# Catfish



## pcrose (Mar 9, 2003)

Hey have you guys eaten catfish, it is alright although to many bones, that is why if my dad goes fishing I don't like to eat the fish he has caught. But the weird thing is he will cut off the catfishes head and nail it to a board or a tree, and the thing will live up to 3 days I think or it is the nerves, either way it still blinks and breathes out it's mouth and it is weird to see.


----------



## RAZORTEETH (Feb 6, 2003)

catfish is awesome best fish i have ever ate


----------



## RAZORTEETH (Feb 6, 2003)

almost forgot thats how u clean them cut the head then with some pliers pull the skin from the meat and of course the cleaning of the insides


----------



## pcrose (Mar 9, 2003)

I would disagree about the best fish eaten, I like swordfish the best it is so good.mmmmmmmmm


----------



## Innes (Jan 13, 2003)

I know this is non-piranha discussion, but usually the topics here will be about living fish








and also eating fish is minging


----------



## pcrose (Mar 9, 2003)

He started it by the eating comment lol


----------



## luva40 (Jan 5, 2003)

I love Catfish, although Swordfish and talapia are much better.

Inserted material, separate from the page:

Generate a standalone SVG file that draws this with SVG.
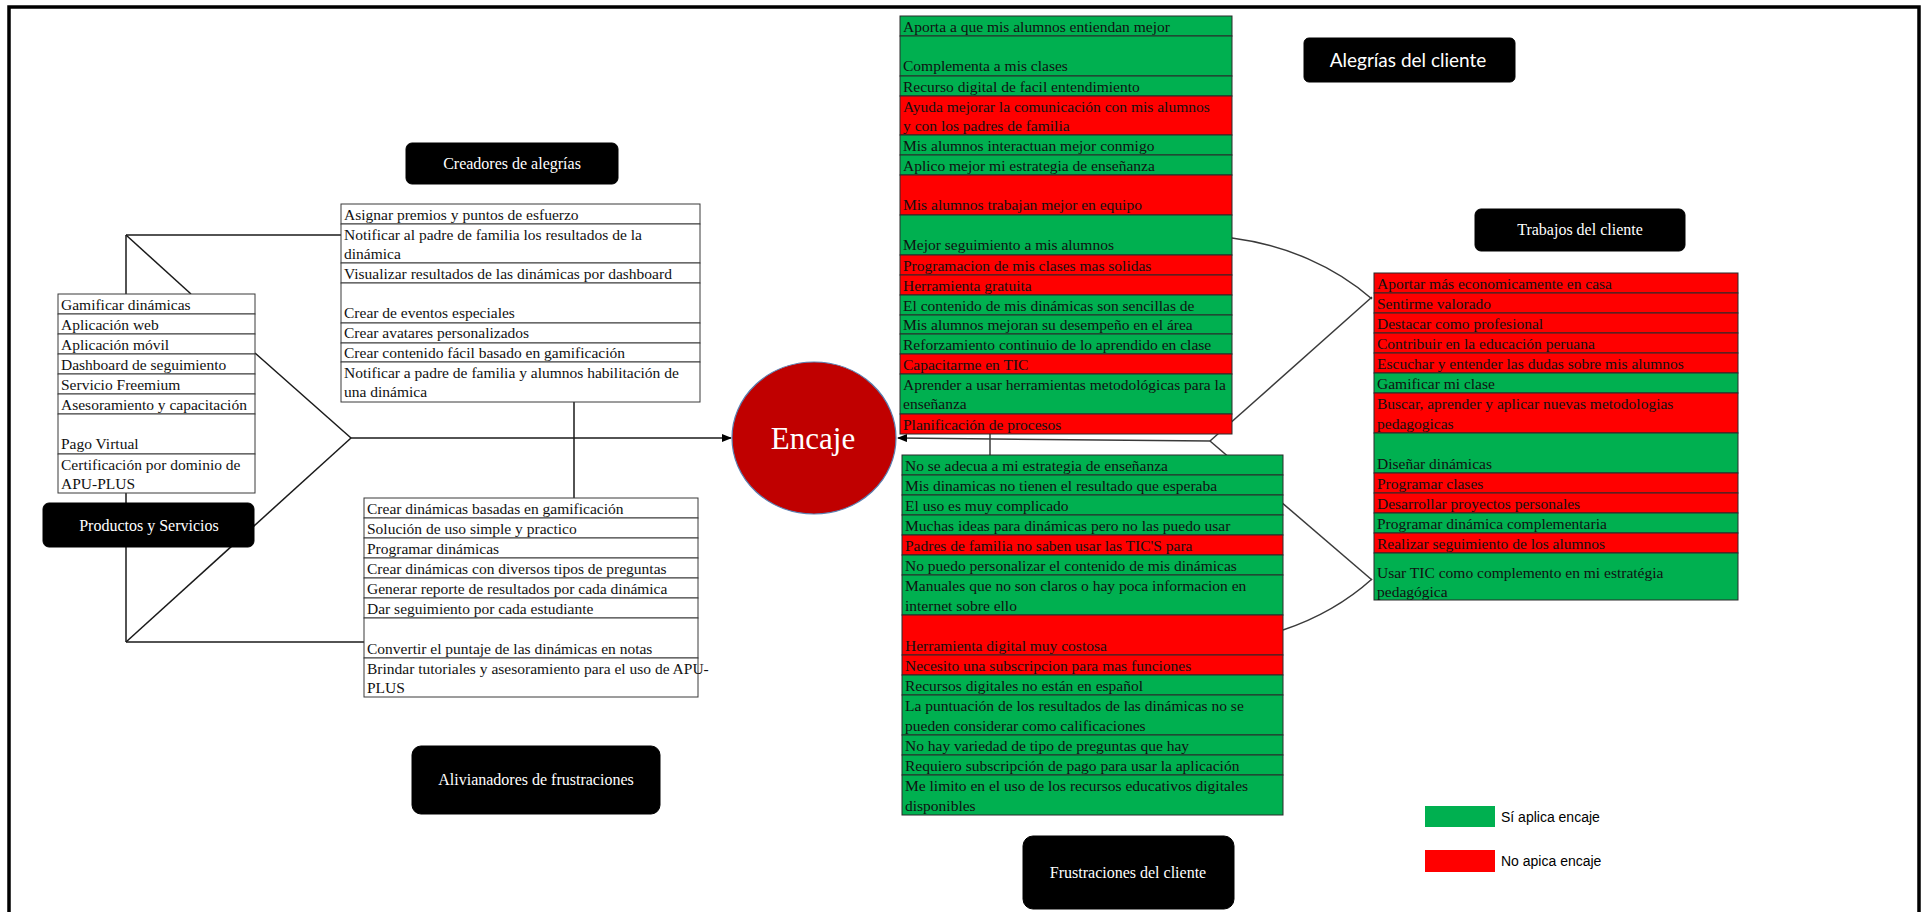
<svg xmlns="http://www.w3.org/2000/svg" width="1926" height="912" viewBox="0 0 1926 912">
<style>
.t{font-family:"Liberation Serif","Times New Roman",serif;font-size:15.5px;fill:#111}
.w{fill:#fff;stroke:#3a3a3a;stroke-width:1}
.g{fill:#00B050;stroke:#2a2a2a;stroke-width:1}
.r{fill:#FF0000;stroke:#2a2a2a;stroke-width:1}
.lab{fill:#000;stroke:#000}
.lt{font-family:"Liberation Serif","Times New Roman",serif;font-size:16px;fill:#fff;text-anchor:middle}
.ls{font-family:Lato,"Open Sans",sans-serif;font-size:19px;fill:#fff;text-anchor:middle}
.ln{fill:none;stroke:#1a1a1a;stroke-width:1.5}
.lg{fill:none;stroke:#3a3a3a;stroke-width:1.5}
.leg{font-family:"Liberation Sans",Arial,sans-serif;font-size:14px;fill:#000}
</style>
<defs>
<marker id="ah" markerWidth="10" markerHeight="8" refX="9" refY="4" orient="auto" markerUnits="userSpaceOnUse">
<path d="M0,0 L10,4 L0,8 z" fill="#000"/>
</marker>
</defs>
<rect width="1926" height="912" fill="#fff"/>
<path d="M9,912 V7 H1919 V912" fill="none" stroke="#000" stroke-width="3.5"/>

<g id="connectors">
<line class="ln" x1="126" y1="235" x2="126" y2="642"/>
<line class="ln" x1="126" y1="235" x2="341" y2="235"/>
<line class="ln" x1="126" y1="235" x2="191" y2="294"/>
<line class="ln" x1="255" y1="353" x2="351" y2="438"/>
<line class="ln" x1="126" y1="642" x2="351" y2="438"/>
<line class="ln" x1="126" y1="642" x2="364" y2="642"/>
<line class="ln" x1="574" y1="402" x2="574" y2="498"/>
<line class="ln" x1="351" y1="438" x2="731" y2="438" marker-end="url(#ah)"/>
<line class="lg" x1="1210" y1="441" x2="898" y2="438" marker-end="url(#ah)"/>
<line class="lg" x1="990" y1="434" x2="990" y2="455"/>
<line class="lg" x1="1210" y1="441" x2="1372" y2="297"/>
<line class="lg" x1="1210" y1="441" x2="1372" y2="580"/>
<path class="lg" d="M1232,238 A246,205 0 0 1 1372,299"/>
<path class="lg" d="M1372,579 A246,205 0 0 1 1283,630"/>
</g>

<g id="encaje">
<ellipse cx="814" cy="438" rx="82" ry="76" fill="#C00000" stroke="#5A7FB0" stroke-width="1.2"/>
<text x="813" y="449" font-family="Liberation Serif,serif" font-size="31" fill="#fff" text-anchor="middle">Encaje</text>
</g>

<g id="creadores-label">
<rect class="lab" x="406" y="143" width="212" height="41" rx="6"/>
<text class="lt" x="512" y="169">Creadores de alegrías</text>
</g>

<g id="productos-label">
<rect class="lab" x="43" y="503" width="211" height="44" rx="6"/>
<text class="lt" x="149" y="531">Productos y Servicios</text>
</g>

<g id="alivianadores-label">
<rect class="lab" x="412" y="746" width="248" height="68" rx="9"/>
<text class="lt" x="536" y="785">Alivianadores de frustraciones</text>
</g>

<g id="alegrias-label">
<rect class="lab" x="1304" y="38" width="211" height="44" rx="5"/>
<text class="ls" x="1408" y="67">Alegrías del cliente</text>
</g>

<g id="trabajos-label">
<rect class="lab" x="1475" y="209" width="210" height="42" rx="6"/>
<text class="lt" x="1580" y="235">Trabajos del cliente</text>
</g>

<g id="frustraciones-label">
<rect class="lab" x="1023" y="836" width="211" height="73" rx="10"/>
<text class="lt" x="1128" y="878">Frustraciones del cliente</text>
</g>

<g id="productos-list">
<rect class="w" x="58" y="294" width="197" height="20"/>
<rect class="w" x="58" y="314" width="197" height="20"/>
<rect class="w" x="58" y="334" width="197" height="20"/>
<rect class="w" x="58" y="354" width="197" height="20"/>
<rect class="w" x="58" y="374" width="197" height="20"/>
<rect class="w" x="58" y="394" width="197" height="20"/>
<rect class="w" x="58" y="414" width="197" height="40"/>
<rect class="w" x="58" y="454" width="197" height="39"/>
<text class="t" x="61" y="309.5">Gamificar dinámicas</text>
<text class="t" x="61" y="329.5">Aplicación web</text>
<text class="t" x="61" y="349.5">Aplicación móvil</text>
<text class="t" x="61" y="369.5">Dashboard de seguimiento</text>
<text class="t" x="61" y="389.5">Servicio Freemium</text>
<text class="t" x="61" y="409.5">Asesoramiento y capacitación</text>
<text class="t" x="61" y="449">Pago Virtual</text>
<text class="t" x="61" y="469.5">Certificación por dominio de</text>
<text class="t" x="61" y="489">APU-PLUS</text>
</g>

<g id="creadores-list">
<rect class="w" x="341" y="204" width="359" height="20"/>
<rect class="w" x="341" y="224" width="359" height="39"/>
<rect class="w" x="341" y="263" width="359" height="20"/>
<rect class="w" x="341" y="283" width="359" height="40"/>
<rect class="w" x="341" y="323" width="359" height="20"/>
<rect class="w" x="341" y="343" width="359" height="19"/>
<rect class="w" x="341" y="362" width="359" height="40"/>
<text class="t" x="344" y="219.5">Asignar premios y puntos de esfuerzo</text>
<text class="t" x="344" y="239.5">Notificar al padre de familia los resultados de la</text>
<text class="t" x="344" y="259">dinámica</text>
<text class="t" x="344" y="278.5">Visualizar resultados de las dinámicas por dashboard</text>
<text class="t" x="344" y="318">Crear de eventos especiales</text>
<text class="t" x="344" y="338">Crear avatares personalizados</text>
<text class="t" x="344" y="357.5">Crear contenido fácil basado en gamificación</text>
<text class="t" x="344" y="377.5">Notificar a padre de familia y alumnos habilitación de</text>
<text class="t" x="344" y="397">una dinámica</text>
</g>

<g id="alivianadores-list">
<rect class="w" x="364" y="498" width="334" height="20"/>
<rect class="w" x="364" y="518" width="334" height="20"/>
<rect class="w" x="364" y="538" width="334" height="20"/>
<rect class="w" x="364" y="558" width="334" height="20"/>
<rect class="w" x="364" y="578" width="334" height="20"/>
<rect class="w" x="364" y="598" width="334" height="20"/>
<rect class="w" x="364" y="618" width="334" height="40"/>
<rect class="w" x="364" y="658" width="334" height="39"/>
<text class="t" x="367" y="513.5">Crear dinámicas basadas en gamificación</text>
<text class="t" x="367" y="533.5">Solución de uso simple y practico</text>
<text class="t" x="367" y="553.5">Programar dinámicas</text>
<text class="t" x="367" y="573.5">Crear dinámicas con diversos tipos de preguntas</text>
<text class="t" x="367" y="593.5">Generar reporte de resultados por cada dinámica</text>
<text class="t" x="367" y="613.5">Dar seguimiento por cada estudiante</text>
<text class="t" x="367" y="653.5">Convertir el puntaje de las dinámicas en notas</text>
<text class="t" x="367" y="673.5">Brindar tutoriales y asesoramiento para el uso de APU-</text>
<text class="t" x="367" y="693">PLUS</text>
</g>

<g id="alegrias-list">
<rect class="g" x="900" y="16" width="332" height="20"/>
<rect class="g" x="900" y="36" width="332" height="40"/>
<rect class="g" x="900" y="76" width="332" height="20"/>
<rect class="r" x="900" y="96" width="332" height="39"/>
<rect class="g" x="900" y="135" width="332" height="20"/>
<rect class="g" x="900" y="155" width="332" height="20"/>
<rect class="r" x="900" y="175" width="332" height="40"/>
<rect class="g" x="900" y="215" width="332" height="40"/>
<rect class="r" x="900" y="255" width="332" height="20"/>
<rect class="r" x="900" y="275" width="332" height="20"/>
<rect class="g" x="900" y="295" width="332" height="20"/>
<rect class="g" x="900" y="315" width="332" height="19"/>
<rect class="g" x="900" y="334" width="332" height="20"/>
<rect class="r" x="900" y="354" width="332" height="20"/>
<rect class="g" x="900" y="374" width="332" height="40"/>
<rect class="r" x="900" y="414" width="332" height="20"/>
<text class="t" x="903" y="31.5">Aporta a que mis alumnos entiendan mejor</text>
<text class="t" x="903" y="71">Complementa a mis clases</text>
<text class="t" x="903" y="91.5">Recurso digital de facil entendimiento</text>
<text class="t" x="903" y="111.5">Ayuda mejorar la comunicación con mis alumnos</text>
<text class="t" x="903" y="131">y con los padres de familia</text>
<text class="t" x="903" y="150.5">Mis alumnos interactuan mejor conmigo</text>
<text class="t" x="903" y="170.5">Aplico mejor mi estrategia de enseñanza</text>
<text class="t" x="903" y="210">Mis alumnos trabajan mejor en equipo</text>
<text class="t" x="903" y="250">Mejor seguimiento a mis alumnos</text>
<text class="t" x="903" y="270.5">Programacion de mis clases mas solidas</text>
<text class="t" x="903" y="290.5">Herramienta gratuita</text>
<text class="t" x="903" y="310.5">El contenido de mis dinámicas son sencillas de</text>
<text class="t" x="903" y="330">Mis alumnos mejoran su desempeño en el área</text>
<text class="t" x="903" y="349.5">Reforzamiento continuio de lo aprendido en clase</text>
<text class="t" x="903" y="369.5">Capacitarme en TIC</text>
<text class="t" x="903" y="389.5">Aprender a usar herramientas metodológicas para la</text>
<text class="t" x="903" y="409">enseñanza</text>
<text class="t" x="903" y="429.5">Planificación de procesos</text>
</g>

<g id="frustraciones-list">
<rect class="g" x="902" y="455" width="381" height="20"/>
<rect class="g" x="902" y="475" width="381" height="20"/>
<rect class="g" x="902" y="495" width="381" height="20"/>
<rect class="g" x="902" y="515" width="381" height="20"/>
<rect class="r" x="902" y="535" width="381" height="20"/>
<rect class="g" x="902" y="555" width="381" height="20"/>
<rect class="g" x="902" y="575" width="381" height="40"/>
<rect class="r" x="902" y="615" width="381" height="40"/>
<rect class="r" x="902" y="655" width="381" height="20"/>
<rect class="g" x="902" y="675" width="381" height="20"/>
<rect class="g" x="902" y="695" width="381" height="40"/>
<rect class="g" x="902" y="735" width="381" height="20"/>
<rect class="g" x="902" y="755" width="381" height="20"/>
<rect class="g" x="902" y="775" width="381" height="40"/>
<text class="t" x="905" y="470.5">No se adecua a mi estrategia de enseñanza</text>
<text class="t" x="905" y="490.5">Mis dinamicas no tienen el resultado que esperaba</text>
<text class="t" x="905" y="510.5">El uso es muy complicado</text>
<text class="t" x="905" y="530.5">Muchas ideas para dinámicas pero no las puedo usar</text>
<text class="t" x="905" y="550.5">Padres de familia no saben usar las TIC'S para</text>
<text class="t" x="905" y="570.5">No puedo personalizar el contenido de mis dinámicas</text>
<text class="t" x="905" y="590.5">Manuales que no son claros o hay poca informacion en</text>
<text class="t" x="905" y="610.5">internet sobre ello</text>
<text class="t" x="905" y="650.5">Herramienta digital muy costosa</text>
<text class="t" x="905" y="670.5">Necesito una subscripcion para mas funciones</text>
<text class="t" x="905" y="690.5">Recursos digitales no están en español</text>
<text class="t" x="905" y="710.5">La puntuación de los resultados de las dinámicas no se</text>
<text class="t" x="905" y="730.5">pueden considerar como calificaciones</text>
<text class="t" x="905" y="750.5">No hay variedad de tipo de preguntas que hay</text>
<text class="t" x="905" y="770.5">Requiero subscripción de pago para usar la aplicación</text>
<text class="t" x="905" y="790.5">Me limito en el uso de los recursos educativos digitales</text>
<text class="t" x="905" y="810.5">disponibles</text>
</g>

<g id="trabajos-list">
<rect class="r" x="1374" y="273" width="364" height="20"/>
<rect class="r" x="1374" y="293" width="364" height="20"/>
<rect class="r" x="1374" y="313" width="364" height="20"/>
<rect class="r" x="1374" y="333" width="364" height="20"/>
<rect class="r" x="1374" y="353" width="364" height="20"/>
<rect class="g" x="1374" y="373" width="364" height="20"/>
<rect class="r" x="1374" y="393" width="364" height="40"/>
<rect class="g" x="1374" y="433" width="364" height="40"/>
<rect class="r" x="1374" y="473" width="364" height="20"/>
<rect class="r" x="1374" y="493" width="364" height="20"/>
<rect class="g" x="1374" y="513" width="364" height="20"/>
<rect class="r" x="1374" y="533" width="364" height="20"/>
<rect class="g" x="1374" y="553" width="364" height="47"/>
<text class="t" x="1377" y="288.5">Aportar más economicamente en casa</text>
<text class="t" x="1377" y="308.5">Sentirme valorado</text>
<text class="t" x="1377" y="328.5">Destacar como profesional</text>
<text class="t" x="1377" y="348.5">Contribuir en la educación peruana</text>
<text class="t" x="1377" y="368.5">Escuchar y entender las dudas sobre mis alumnos</text>
<text class="t" x="1377" y="388.5">Gamificar mi clase</text>
<text class="t" x="1377" y="408.5">Buscar, aprender y aplicar nuevas metodologias</text>
<text class="t" x="1377" y="428.5">pedagogicas</text>
<text class="t" x="1377" y="468.5">Diseñar dinámicas</text>
<text class="t" x="1377" y="488.5">Programar clases</text>
<text class="t" x="1377" y="508.5">Desarrollar proyectos personales</text>
<text class="t" x="1377" y="528.5">Programar dinámica complementaria</text>
<text class="t" x="1377" y="548.5">Realizar seguimiento de los alumnos</text>
<text class="t" x="1377" y="578">Usar TIC como complemento en mi estratégia</text>
<text class="t" x="1377" y="597">pedagógica</text>
</g>

<g id="legend">
<rect x="1425" y="806" width="70" height="21" fill="#00B050"/>
<text class="leg" x="1501" y="822">Sí aplica encaje</text>
<rect x="1425" y="850" width="70" height="22" fill="#FF0000"/>
<text class="leg" x="1501" y="866">No apica encaje</text>
</g>
</svg>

Talapia is compared to Catfish but sweeter.

-Kevin-


----------



## thoroughbred (Mar 14, 2003)

i love catfish but i heard people do that nail their head to the tree and use pliers to take skin off matter of fatc 1 story my boy caught a catfish and didnt feel like fighting with it so he said ill put it in the freezer and screw with it later like 4-5 hrs later he comes back to that it out so he could clean it the friggin thing jumping around like nothing!!!!! their strong bastards!!!!


----------



## RhomZilla (Feb 12, 2003)

pcrose said:


> But the weird thing is he will cut off the catfishes head and nail it to a board or a tree, and the thing will live up to 3 days I think or it is the nerves, either way it still blinks and breathes out it's mouth and it is weird to see.


 Now that is one of the nastiest things I've ever heard of. Good ornament to put up on trees during Holloween time!!


----------



## pcrose (Mar 9, 2003)

True it would scare the little kids bad.


----------